Par Jean Massengo ♦
Extrait de la revue Pantacle 2007.
« À un moment donné ou à un autre de notre vie, nous avons tous subi des offenses, avons été victimes de violence ou avons eu nos droits spoliés. À l’inverse, consciemment ou inconsciemment, nous nous sommes rendus parfois responsables des mêmes actes vis-à-vis d’autrui. Nous avons alors cherché, en vain, à oublier ou à regretter nos actes malveillants mais sans réellement y parvenir, soit parce que nous n’avons jamais éprouvé la nécessité de pardonner, soit parce que nous avons estimé que c’était plutôt à l’autre de le faire à notre égard.

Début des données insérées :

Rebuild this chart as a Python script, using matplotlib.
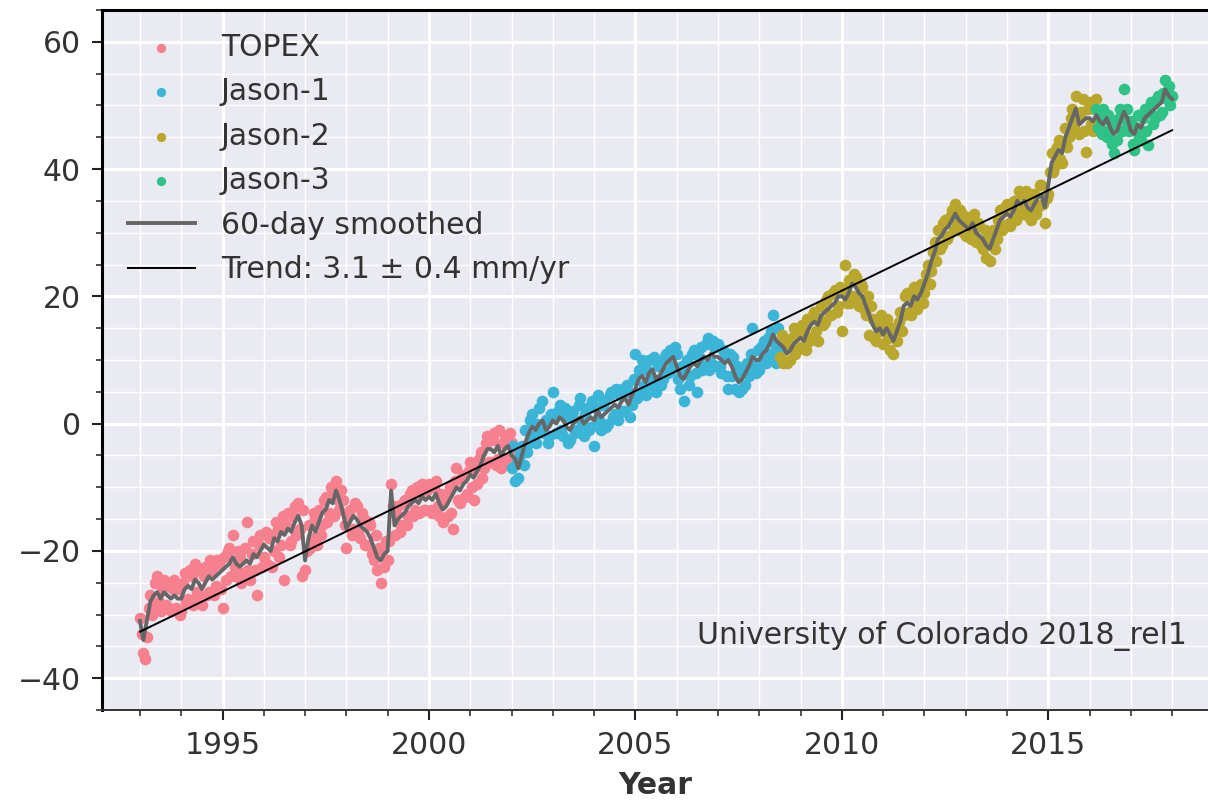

Nous pouvons nous souvenir à quel point cette attitude de notre part nous a contrariés, nous a parfois détruits physiquement, moralement, et peut-être même spirituellement.
Cependant, à d’autres occasions de notre vie, nous avons pris la résolution de « briser la glace » et d’aller à la rencontre de celui que nous avons offensé, pour lui demander pardon. Nous nous sommes alors rendu compte à quel point cette démarche nous a libérés, a ouvert de nouvelles perspectives pour nous, nous a rendus heureux. Par ailleurs, nous avons sûrement été témoins des merveilleux effets produits par la puissance du pardon dans la vie de nombreuses personnes de notre entourage, en opérant quasiment des miracles : brisant les cœurs les plus durs, rétablissant des foyers désunis depuis de nombreuses années et changeant les situations les plus désespérées, etc. Imaginons un seul instant l’impact que cela produirait si, au plan collectif, chaque être humain saisissait le plus souvent possible ce grand privilège de pardonner. Nous verrions les conflits ne plus perdurer et la paix s’installer progressivement sur Terre.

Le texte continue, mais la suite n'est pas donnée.